### EXERCISE AIM
From the first line of the data down to and including the line with "import numpy as np", copy everything exactly, leaving out pictures.

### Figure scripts
— Start —

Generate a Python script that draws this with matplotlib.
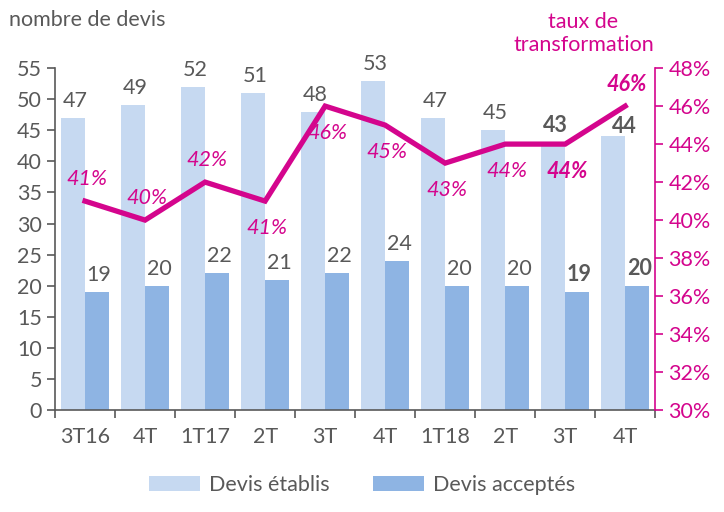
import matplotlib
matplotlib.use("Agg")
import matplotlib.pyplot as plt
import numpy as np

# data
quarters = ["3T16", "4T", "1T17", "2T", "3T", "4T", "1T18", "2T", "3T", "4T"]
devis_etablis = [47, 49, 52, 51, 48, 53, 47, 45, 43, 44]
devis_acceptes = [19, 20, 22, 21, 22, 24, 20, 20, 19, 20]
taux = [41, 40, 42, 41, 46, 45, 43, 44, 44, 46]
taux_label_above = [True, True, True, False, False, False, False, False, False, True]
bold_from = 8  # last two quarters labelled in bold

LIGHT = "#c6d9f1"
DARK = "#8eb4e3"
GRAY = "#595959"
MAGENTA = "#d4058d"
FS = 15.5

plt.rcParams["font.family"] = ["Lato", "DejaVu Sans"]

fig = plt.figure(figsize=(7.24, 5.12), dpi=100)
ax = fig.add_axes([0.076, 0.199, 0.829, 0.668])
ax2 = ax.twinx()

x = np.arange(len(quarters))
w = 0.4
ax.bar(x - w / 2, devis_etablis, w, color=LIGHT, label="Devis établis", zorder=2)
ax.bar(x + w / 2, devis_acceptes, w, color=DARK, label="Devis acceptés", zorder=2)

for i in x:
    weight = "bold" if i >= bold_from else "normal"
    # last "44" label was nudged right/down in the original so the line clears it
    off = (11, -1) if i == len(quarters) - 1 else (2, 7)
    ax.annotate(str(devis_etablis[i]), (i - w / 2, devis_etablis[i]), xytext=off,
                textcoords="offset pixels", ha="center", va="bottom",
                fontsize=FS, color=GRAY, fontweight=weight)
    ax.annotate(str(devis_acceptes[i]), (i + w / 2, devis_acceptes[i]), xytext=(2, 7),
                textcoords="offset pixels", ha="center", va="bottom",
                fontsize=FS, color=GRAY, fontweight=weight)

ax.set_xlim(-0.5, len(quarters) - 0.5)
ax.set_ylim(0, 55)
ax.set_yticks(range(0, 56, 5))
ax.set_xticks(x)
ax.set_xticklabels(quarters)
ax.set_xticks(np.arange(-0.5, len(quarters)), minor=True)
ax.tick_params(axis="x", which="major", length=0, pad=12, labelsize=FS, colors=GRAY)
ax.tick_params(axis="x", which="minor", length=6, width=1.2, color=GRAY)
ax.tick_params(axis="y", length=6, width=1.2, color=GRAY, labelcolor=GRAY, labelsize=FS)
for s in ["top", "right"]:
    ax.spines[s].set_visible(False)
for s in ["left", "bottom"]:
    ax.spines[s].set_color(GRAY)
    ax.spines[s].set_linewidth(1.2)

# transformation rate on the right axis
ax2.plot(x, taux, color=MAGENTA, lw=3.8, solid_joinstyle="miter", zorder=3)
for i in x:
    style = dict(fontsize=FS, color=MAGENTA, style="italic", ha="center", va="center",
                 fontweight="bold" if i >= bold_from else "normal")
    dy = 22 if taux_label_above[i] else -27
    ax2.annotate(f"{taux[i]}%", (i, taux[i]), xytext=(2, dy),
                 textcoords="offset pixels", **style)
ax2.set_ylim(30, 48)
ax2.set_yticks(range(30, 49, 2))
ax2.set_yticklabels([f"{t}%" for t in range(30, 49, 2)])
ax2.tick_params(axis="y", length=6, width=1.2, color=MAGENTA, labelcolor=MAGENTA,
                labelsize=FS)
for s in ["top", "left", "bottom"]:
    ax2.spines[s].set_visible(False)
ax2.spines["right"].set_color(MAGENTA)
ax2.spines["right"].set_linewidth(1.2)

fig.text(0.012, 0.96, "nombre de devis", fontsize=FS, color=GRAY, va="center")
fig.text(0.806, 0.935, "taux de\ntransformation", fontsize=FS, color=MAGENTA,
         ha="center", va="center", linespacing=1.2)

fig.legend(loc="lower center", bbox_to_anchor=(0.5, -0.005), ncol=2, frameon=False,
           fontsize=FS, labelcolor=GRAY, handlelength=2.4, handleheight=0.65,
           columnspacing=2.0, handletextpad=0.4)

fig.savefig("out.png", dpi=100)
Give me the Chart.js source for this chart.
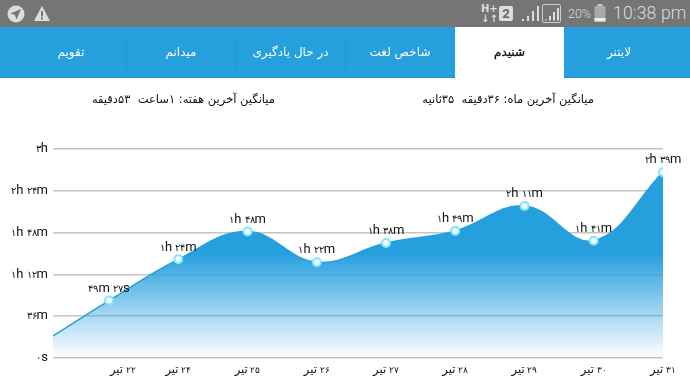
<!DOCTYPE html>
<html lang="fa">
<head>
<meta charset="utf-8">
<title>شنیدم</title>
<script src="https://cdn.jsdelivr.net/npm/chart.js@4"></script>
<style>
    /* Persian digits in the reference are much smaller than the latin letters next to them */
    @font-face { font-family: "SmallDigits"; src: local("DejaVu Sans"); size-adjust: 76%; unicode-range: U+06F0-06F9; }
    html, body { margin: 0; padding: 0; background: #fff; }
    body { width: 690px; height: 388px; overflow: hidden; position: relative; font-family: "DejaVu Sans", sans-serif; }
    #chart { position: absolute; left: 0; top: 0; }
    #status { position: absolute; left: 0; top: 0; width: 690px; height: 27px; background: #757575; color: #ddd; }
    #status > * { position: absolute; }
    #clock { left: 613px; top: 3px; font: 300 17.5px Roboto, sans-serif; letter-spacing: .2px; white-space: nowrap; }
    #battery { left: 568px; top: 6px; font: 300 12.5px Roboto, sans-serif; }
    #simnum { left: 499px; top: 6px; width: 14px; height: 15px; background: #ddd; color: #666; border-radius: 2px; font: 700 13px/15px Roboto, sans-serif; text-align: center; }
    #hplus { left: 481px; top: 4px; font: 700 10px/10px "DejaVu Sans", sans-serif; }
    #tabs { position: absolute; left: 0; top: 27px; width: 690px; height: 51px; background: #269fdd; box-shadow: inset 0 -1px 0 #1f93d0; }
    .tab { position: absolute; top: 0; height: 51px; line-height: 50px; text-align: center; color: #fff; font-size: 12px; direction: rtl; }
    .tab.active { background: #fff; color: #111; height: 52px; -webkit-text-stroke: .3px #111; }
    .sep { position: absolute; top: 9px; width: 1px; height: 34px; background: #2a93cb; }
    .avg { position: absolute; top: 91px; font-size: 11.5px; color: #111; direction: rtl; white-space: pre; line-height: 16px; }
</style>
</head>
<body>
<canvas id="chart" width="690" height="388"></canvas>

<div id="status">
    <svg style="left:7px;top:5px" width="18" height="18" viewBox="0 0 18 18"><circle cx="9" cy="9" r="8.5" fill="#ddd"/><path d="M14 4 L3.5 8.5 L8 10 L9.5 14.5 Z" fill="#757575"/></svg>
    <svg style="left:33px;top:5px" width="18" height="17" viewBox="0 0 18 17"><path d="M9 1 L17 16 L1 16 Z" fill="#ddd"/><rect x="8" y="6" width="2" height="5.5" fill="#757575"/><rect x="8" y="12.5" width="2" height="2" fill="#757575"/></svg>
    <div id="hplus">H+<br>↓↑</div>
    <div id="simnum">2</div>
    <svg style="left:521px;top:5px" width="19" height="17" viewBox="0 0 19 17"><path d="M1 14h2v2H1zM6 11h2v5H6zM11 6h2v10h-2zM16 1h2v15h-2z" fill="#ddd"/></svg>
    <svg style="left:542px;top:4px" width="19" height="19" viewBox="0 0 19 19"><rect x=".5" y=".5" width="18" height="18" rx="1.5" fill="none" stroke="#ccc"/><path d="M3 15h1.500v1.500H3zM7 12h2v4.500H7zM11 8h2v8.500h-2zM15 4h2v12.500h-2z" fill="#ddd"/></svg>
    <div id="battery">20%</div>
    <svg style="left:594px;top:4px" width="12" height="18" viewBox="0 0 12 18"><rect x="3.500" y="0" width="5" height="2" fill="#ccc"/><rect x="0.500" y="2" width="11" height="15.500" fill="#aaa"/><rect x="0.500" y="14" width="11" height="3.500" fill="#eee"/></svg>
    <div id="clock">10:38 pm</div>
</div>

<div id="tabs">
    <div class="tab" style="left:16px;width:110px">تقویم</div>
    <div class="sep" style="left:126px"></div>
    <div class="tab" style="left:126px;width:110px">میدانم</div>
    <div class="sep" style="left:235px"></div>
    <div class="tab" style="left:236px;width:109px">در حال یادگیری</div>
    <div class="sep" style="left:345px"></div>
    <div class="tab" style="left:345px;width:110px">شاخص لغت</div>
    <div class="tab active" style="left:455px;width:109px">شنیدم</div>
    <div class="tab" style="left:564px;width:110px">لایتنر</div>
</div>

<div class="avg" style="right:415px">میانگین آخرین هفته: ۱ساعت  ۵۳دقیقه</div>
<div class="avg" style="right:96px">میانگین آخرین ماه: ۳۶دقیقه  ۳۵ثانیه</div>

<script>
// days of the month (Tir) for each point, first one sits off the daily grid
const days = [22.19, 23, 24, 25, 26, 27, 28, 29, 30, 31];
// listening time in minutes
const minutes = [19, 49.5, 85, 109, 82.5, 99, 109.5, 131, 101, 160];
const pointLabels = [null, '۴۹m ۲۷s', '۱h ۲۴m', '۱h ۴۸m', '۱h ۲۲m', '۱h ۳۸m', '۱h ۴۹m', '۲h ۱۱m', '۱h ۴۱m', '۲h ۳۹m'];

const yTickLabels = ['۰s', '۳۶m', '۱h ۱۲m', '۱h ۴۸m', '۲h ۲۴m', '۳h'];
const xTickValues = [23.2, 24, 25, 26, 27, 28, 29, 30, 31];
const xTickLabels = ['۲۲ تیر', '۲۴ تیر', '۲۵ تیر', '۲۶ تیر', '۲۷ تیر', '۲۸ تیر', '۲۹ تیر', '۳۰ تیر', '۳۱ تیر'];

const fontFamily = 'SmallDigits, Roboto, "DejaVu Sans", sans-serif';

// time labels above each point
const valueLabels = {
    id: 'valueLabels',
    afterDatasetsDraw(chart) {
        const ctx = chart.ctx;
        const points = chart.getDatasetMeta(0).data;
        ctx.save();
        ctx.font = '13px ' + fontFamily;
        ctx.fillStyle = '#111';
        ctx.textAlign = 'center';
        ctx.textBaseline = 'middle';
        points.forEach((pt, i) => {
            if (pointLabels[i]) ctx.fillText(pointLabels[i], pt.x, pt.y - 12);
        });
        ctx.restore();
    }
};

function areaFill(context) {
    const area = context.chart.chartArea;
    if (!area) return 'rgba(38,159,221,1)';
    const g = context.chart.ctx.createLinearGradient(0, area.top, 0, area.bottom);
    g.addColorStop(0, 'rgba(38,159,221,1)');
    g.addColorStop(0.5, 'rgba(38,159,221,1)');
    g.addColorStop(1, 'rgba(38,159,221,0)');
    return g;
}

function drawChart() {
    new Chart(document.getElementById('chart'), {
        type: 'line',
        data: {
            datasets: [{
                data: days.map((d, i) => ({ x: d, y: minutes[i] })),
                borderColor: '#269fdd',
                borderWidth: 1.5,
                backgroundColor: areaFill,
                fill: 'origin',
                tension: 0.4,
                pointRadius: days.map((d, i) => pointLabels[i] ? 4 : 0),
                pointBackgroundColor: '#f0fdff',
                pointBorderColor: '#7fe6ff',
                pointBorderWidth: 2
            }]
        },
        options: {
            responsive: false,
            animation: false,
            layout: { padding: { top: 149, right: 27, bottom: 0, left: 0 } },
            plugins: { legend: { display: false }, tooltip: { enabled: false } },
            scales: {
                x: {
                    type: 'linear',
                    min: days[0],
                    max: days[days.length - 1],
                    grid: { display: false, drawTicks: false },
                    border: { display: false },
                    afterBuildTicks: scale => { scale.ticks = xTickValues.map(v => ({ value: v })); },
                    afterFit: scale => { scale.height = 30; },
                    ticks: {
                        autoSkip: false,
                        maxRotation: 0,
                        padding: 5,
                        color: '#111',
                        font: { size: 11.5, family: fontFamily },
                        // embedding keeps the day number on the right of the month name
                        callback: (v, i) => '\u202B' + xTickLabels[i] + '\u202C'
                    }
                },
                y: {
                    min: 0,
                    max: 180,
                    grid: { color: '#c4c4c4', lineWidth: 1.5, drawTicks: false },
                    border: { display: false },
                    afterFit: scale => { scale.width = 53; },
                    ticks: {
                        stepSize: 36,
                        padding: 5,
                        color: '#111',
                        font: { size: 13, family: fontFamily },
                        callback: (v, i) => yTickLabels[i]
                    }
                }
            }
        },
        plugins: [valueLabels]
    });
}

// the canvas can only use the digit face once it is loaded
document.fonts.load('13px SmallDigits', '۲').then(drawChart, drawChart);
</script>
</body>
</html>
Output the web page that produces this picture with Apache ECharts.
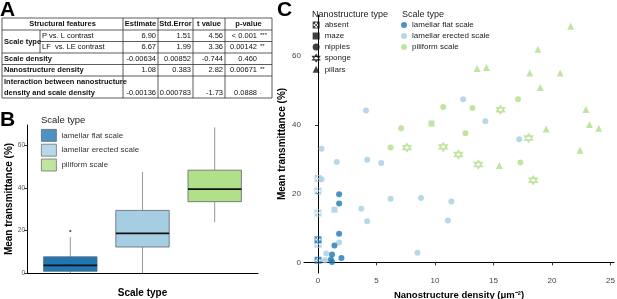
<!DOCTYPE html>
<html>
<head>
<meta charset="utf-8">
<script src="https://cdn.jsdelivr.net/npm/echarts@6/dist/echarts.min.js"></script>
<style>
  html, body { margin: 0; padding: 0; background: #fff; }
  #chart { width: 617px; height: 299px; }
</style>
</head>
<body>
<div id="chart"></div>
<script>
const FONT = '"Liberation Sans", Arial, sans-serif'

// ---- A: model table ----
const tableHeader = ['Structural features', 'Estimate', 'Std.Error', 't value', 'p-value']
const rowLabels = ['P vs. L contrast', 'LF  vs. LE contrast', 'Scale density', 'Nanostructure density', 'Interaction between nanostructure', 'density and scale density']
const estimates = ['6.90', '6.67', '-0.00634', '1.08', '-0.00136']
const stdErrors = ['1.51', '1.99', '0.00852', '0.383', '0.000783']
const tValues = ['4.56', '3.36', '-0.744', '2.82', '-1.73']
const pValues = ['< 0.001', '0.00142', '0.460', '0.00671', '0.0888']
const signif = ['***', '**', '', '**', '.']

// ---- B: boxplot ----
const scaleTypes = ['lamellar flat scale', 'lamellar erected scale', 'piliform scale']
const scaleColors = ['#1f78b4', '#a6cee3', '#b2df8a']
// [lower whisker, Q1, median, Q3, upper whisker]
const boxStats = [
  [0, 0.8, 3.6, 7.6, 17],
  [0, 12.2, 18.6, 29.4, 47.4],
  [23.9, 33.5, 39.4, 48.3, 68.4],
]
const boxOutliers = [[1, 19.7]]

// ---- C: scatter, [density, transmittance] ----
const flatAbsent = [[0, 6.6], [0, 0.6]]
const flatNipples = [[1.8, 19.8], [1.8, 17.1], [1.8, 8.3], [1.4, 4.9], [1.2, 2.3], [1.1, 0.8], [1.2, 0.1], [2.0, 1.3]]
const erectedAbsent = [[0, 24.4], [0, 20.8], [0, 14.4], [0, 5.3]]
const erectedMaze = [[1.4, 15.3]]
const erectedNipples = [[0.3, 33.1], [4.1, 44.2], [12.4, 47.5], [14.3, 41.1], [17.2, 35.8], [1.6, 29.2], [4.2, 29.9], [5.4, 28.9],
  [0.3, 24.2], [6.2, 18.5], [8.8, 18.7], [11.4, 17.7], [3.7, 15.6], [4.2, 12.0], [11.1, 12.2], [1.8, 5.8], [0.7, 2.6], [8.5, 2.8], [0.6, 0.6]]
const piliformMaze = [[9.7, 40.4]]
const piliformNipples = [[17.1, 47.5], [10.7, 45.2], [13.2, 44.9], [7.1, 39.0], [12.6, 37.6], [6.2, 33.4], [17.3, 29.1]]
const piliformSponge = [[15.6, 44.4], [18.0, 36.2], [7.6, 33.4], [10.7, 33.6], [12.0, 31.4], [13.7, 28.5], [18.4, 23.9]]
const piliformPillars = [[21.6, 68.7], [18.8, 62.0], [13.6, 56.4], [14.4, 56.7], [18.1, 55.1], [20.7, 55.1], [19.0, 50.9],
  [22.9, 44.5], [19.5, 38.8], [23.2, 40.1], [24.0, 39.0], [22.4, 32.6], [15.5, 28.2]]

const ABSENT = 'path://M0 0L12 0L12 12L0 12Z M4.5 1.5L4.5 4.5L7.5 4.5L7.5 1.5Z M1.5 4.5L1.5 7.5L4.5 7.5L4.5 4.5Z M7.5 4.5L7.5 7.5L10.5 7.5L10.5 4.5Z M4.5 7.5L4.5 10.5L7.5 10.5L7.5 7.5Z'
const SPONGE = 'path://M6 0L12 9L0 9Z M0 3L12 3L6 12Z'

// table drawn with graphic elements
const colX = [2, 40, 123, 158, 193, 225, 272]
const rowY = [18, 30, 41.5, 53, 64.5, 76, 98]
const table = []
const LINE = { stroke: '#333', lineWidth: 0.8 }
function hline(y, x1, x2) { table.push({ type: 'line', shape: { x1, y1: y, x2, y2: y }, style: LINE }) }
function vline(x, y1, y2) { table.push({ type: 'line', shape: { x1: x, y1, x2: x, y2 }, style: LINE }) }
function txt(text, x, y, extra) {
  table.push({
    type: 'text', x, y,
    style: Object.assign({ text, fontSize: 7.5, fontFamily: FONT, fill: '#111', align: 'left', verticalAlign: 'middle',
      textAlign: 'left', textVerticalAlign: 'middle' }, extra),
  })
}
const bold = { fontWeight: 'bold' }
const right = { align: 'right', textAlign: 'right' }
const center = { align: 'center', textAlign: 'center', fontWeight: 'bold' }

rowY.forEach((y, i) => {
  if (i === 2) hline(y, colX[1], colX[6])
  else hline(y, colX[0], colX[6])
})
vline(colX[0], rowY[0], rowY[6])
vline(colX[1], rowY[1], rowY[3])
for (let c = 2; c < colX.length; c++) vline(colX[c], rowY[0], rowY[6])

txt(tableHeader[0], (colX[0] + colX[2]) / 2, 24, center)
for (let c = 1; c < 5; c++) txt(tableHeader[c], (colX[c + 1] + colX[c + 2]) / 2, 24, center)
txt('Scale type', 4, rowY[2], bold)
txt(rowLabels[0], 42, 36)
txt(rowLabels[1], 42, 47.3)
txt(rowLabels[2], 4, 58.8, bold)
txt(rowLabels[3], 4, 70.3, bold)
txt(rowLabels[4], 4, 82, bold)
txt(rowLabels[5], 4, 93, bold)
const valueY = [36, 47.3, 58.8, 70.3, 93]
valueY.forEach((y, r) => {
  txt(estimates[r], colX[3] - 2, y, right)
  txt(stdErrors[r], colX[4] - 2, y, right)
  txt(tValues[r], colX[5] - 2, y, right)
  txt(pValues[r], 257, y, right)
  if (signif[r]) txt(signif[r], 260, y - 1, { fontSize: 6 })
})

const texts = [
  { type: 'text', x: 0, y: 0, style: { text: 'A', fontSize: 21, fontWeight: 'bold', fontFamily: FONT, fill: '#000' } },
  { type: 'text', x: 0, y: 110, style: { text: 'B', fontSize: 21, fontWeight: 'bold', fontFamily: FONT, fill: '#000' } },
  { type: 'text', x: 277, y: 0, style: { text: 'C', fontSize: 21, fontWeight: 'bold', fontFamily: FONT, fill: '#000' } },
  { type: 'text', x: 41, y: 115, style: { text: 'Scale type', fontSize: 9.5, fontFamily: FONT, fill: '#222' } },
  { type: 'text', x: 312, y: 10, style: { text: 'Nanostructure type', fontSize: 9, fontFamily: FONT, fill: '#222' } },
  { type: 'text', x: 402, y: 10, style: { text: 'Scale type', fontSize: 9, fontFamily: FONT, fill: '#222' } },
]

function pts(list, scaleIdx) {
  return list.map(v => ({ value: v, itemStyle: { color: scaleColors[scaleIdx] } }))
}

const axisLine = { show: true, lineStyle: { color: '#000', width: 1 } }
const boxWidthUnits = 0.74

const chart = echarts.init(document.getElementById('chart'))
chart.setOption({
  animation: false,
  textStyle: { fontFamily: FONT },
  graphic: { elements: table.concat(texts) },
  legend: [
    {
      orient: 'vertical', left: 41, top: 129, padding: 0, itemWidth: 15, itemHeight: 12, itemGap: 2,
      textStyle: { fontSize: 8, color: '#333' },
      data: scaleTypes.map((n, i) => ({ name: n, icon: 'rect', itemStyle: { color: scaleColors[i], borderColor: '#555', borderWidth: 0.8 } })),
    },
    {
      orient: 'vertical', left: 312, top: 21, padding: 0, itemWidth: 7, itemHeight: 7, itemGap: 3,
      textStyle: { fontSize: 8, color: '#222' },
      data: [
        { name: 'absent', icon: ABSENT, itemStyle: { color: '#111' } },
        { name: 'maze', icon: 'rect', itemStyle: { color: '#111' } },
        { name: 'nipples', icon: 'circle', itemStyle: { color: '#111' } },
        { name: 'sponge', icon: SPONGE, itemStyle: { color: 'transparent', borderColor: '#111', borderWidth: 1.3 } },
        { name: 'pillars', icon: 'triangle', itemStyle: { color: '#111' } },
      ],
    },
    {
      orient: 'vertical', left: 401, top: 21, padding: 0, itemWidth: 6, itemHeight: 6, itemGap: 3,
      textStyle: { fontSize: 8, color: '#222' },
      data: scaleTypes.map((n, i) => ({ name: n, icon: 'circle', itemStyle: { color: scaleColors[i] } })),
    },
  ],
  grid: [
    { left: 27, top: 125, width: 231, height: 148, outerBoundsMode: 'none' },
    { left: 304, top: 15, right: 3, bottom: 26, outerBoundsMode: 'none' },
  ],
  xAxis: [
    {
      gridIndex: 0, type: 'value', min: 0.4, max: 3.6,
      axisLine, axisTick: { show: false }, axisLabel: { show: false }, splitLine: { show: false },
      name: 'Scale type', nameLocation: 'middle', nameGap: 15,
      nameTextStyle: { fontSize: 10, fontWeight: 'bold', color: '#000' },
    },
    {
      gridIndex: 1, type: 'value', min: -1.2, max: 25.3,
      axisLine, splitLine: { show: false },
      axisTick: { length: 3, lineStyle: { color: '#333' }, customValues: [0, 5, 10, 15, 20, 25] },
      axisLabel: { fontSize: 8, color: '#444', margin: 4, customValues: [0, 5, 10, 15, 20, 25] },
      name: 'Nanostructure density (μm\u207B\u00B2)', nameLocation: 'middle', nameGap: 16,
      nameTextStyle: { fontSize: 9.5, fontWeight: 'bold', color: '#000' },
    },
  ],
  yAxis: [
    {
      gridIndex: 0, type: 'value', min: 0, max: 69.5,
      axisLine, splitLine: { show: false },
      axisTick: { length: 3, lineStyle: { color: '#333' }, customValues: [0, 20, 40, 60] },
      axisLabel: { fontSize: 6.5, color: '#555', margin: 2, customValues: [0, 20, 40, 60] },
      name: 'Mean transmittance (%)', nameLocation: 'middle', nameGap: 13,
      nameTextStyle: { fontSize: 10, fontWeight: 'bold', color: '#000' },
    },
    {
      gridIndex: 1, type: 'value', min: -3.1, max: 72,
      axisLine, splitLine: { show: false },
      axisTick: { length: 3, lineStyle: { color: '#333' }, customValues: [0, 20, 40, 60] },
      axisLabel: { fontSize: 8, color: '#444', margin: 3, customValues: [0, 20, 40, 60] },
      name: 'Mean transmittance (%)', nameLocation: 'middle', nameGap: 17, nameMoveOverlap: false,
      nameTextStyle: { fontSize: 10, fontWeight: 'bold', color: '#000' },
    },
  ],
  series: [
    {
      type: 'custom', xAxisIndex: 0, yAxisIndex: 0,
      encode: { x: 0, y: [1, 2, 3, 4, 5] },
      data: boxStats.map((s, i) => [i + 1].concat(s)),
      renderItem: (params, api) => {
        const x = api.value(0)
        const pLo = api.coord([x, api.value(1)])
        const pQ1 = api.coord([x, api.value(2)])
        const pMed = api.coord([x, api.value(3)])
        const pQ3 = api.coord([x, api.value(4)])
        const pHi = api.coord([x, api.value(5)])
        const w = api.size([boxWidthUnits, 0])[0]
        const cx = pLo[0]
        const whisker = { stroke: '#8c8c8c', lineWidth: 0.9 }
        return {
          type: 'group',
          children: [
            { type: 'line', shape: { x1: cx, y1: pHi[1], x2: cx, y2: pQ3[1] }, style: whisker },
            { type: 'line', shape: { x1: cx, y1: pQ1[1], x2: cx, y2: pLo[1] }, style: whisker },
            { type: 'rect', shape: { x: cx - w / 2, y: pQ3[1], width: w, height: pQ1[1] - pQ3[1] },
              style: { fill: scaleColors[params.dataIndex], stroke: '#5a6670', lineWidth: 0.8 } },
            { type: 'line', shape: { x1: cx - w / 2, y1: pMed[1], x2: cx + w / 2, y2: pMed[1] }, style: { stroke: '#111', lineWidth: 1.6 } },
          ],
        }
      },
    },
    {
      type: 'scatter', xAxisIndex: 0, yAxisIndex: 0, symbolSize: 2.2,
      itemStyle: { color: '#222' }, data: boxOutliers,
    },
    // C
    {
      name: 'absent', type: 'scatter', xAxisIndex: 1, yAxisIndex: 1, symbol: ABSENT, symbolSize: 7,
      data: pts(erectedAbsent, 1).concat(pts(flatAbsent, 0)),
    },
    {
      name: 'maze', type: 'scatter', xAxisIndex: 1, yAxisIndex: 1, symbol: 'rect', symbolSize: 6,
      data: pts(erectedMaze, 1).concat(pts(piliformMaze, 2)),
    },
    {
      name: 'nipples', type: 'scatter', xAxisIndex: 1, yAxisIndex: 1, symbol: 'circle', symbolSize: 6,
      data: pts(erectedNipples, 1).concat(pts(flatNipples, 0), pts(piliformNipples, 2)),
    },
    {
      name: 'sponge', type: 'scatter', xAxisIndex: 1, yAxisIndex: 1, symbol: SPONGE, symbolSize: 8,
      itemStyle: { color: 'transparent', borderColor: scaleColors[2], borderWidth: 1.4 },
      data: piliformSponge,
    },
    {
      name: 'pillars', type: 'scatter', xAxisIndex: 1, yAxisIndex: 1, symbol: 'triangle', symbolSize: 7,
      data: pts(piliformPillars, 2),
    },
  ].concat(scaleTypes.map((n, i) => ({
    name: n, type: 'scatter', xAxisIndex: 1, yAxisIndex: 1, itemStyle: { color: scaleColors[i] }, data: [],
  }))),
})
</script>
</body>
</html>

— End —

### RIGHT ANSWER
Generate a Python script that draws this with matplotlib.
import matplotlib
matplotlib.use("Agg")
import matplotlib.pyplot as plt
import numpy as np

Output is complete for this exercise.